After making all these arrangements, I felt quite relieved as I was now fully prepared to take the dacoits on even during dark hours. At last light, all the vehicles as per ordered, put their vehicle engines to start with their head lights on. The area which could not be covered by the vehicles lights was lit by the generators. This arrangement must have worried the dacoits. Now it was battle of wits and nerves. I was anticipating that they would try to break the cordon by mid night but they were very clever and made an attempt at 0430 hours in the morning when they thought my troops must be tired and exhausted. They tried to break the cordon by bringing indiscriminate firing on my 3 ton vehicle which had a LMG fixed on it. The sentry on the LMG, got a bullet in his helmet which luckily ricochet. He ducked down and the dacoits bypassed the vehicle. I followed them along with my runner and one LMG group which I had kept with me for this very eventuality. They were still in the light of our second layer when they were hit by the bullets of my Sten gun and LMG of my men. All 6 dacoits were killed on the spot. I came to know that their leader was GHULAM CHANDIO, a notorious dacoit who was a symbol of terror in Sindh. We carried out his search and found a clipping of newspaper in his pocket, indicating his head-money amounting to Rupees One Million. During all this process, the dacoits had killed the other abductee, Umer Kerio, by shooting him at his head with a big cloth in his mouth so that his cry could not be heard by us.
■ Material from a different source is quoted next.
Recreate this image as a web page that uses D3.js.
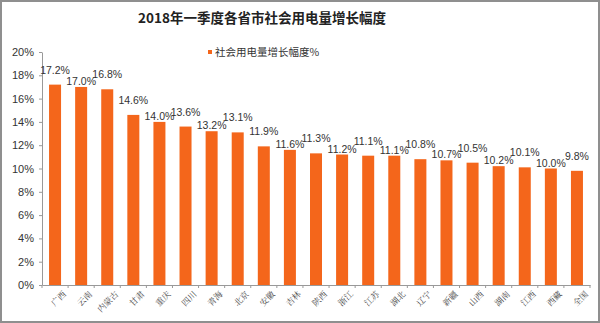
<!DOCTYPE html>
<html>
<head>
<meta charset="utf-8">
<script src="https://cdn.jsdelivr.net/npm/d3@7"></script>
<style>
  html, body { margin: 0; padding: 0; background: #fff; }
  svg { display: block; }
</style>
</head>
<body>
<svg id="chart" width="600" height="323"></svg>
<script>
const categories = ["广西","云南","内蒙古","甘肃","重庆","四川","青海","北京","安徽","吉林","陕西","浙江","江苏","湖北","辽宁","新疆","山西","湖南","江西","西藏","全国"];
const growth = [17.2,17.0,16.8,14.6,14.0,13.6,13.2,13.1,11.9,11.6,11.3,11.2,11.1,11.1,10.8,10.7,10.5,10.2,10.1,10.0,9.8];
const yTicks = [0,2,4,6,8,10,12,14,16,18,20];
const title = "2018年一季度各省市社会用电量增长幅度";
const seriesName = "社会用电量增长幅度%";

const W = 600, H = 323;
const plot = { left: 42, right: 590, top: 52, bottom: 285 };
const svg = d3.select("#chart");

// outer frame
svg.append("rect").attr("x", 1).attr("y", 1).attr("width", W - 2).attr("height", H - 2)
  .attr("fill", "#fff").attr("stroke", "#8f8f8f").attr("stroke-width", 2);

const x = d3.scaleBand().domain(categories)
  .range([plot.left, plot.right]).paddingInner(0.54).paddingOuter(0.27);
const y = d3.scaleLinear().domain([0, 20]).range([plot.bottom, plot.top]);

// title
svg.append("text").attr("x", 262).attr("y", 23).attr("text-anchor", "middle")
  .attr("font-family", "'Noto Sans CJK SC', sans-serif").attr("font-weight", "bold")
  .attr("font-size", 13.5).attr("fill", "#222").text(title);

// legend
svg.append("rect").attr("x", 208).attr("y", 50).attr("width", 4).attr("height", 4).attr("fill", "#F4661B");
svg.append("text").attr("x", 215).attr("y", 56)
  .attr("font-family", "'Noto Sans CJK SC', sans-serif").attr("font-size", 10.5)
  .attr("fill", "#333").text(seriesName);

// y axis
const yAxis = d3.axisLeft(y).tickValues(yTicks).tickFormat(d => d + "%").tickSize(3).tickSizeOuter(0);
const gy = svg.append("g").attr("transform", `translate(${plot.left},0)`).call(yAxis);
gy.select(".domain").attr("stroke", "#999");
gy.selectAll(".tick line").attr("stroke", "#999");
gy.selectAll(".tick text").attr("font-family", "Arial, 'Liberation Sans', sans-serif")
  .attr("font-size", 11).attr("fill", "#333").attr("x", -8);

// x axis
const xAxis = d3.axisBottom(x).tickSize(0).tickSizeOuter(0);
const gx = svg.append("g").attr("transform", `translate(0,${y(0)})`).call(xAxis);
gx.select(".domain").attr("stroke", "#999");
gx.selectAll(".tick text")
  .attr("font-family", "'Noto Serif CJK SC', 'Noto Sans CJK SC', serif")
  .attr("font-size", 8.5).attr("fill", "#444")
  .attr("text-anchor", "end")
  .attr("transform", "translate(6,4) rotate(-45)")
  .attr("dy", "0.6em");

// boundary ticks between categories
const step = x.step();
const gap = step - x.bandwidth();
const sepPos = categories.map(c => x(c) - gap / 2)
  .concat([x(categories[categories.length - 1]) + x.bandwidth() + gap / 2]);
svg.append("g").selectAll("line").data(sepPos).join("line")
  .attr("x1", d => d).attr("x2", d => d)
  .attr("y1", y(0)).attr("y2", y(0) + 3)
  .attr("stroke", "#999");

// bars
svg.append("g").selectAll("rect").data(categories).join("rect")
  .attr("x", d => x(d)).attr("width", x.bandwidth())
  .attr("y", (d, i) => y(growth[i])).attr("height", (d, i) => y(0) - y(growth[i]))
  .attr("fill", "#F4661B");

// value labels: sit high above the bar unless that collides with the
// previous label, in which case drop close to the bar top
const HIGH = 11, LOW = 2, MIN_GAP = 9;
const labelY = [];
growth.forEach((v, i) => {
  const top = y(v);
  if (i === 0) { labelY.push(top - HIGH); return; }
  const prev = labelY[i - 1];
  const hi = top - HIGH, lo = top - LOW;
  if (Math.abs(hi - prev) >= MIN_GAP) labelY.push(hi);
  else if (Math.abs(lo - prev) >= MIN_GAP) labelY.push(lo);
  else labelY.push(hi);
});
svg.append("g").selectAll("text").data(categories).join("text")
  .attr("x", d => x(d) + x.bandwidth() / 2)
  .attr("y", (d, i) => labelY[i])
  .attr("text-anchor", "middle")
  .attr("font-family", "Arial, 'Liberation Sans', sans-serif").attr("font-size", 10.5)
  .attr("fill", "#333")
  .text((d, i) => growth[i].toFixed(1) + "%");
</script>
</body>
</html>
The news of Ghulam Chandio’s death spread like jungle fire and people started coming from every nook and corner to see his dead body. Commissioner Sukkur Division came and embraced me with heartfelt congratulations. Ghulam Chandio was involved in number of murder, dacoity and abduction cases. It was the first and last time in my life when I gave so many autographs to many people not known to me. The Corps Commander along with GOC also visited the site the same morning and after my briefing to them, my citation for Sitara-i- Basalat was initiated. I was decorated with this honour on 26th of March, 1990. The most pleasant and cherished moment of my life was, when I was honoured with a standing ovation in GHQ Auditorium by Senior Army Officers and their families after my citation was read by Lt Gen Farrakh (then MS).
PAKISTAN ZINDABAD !! PAK ARMY, PAINDABAD!!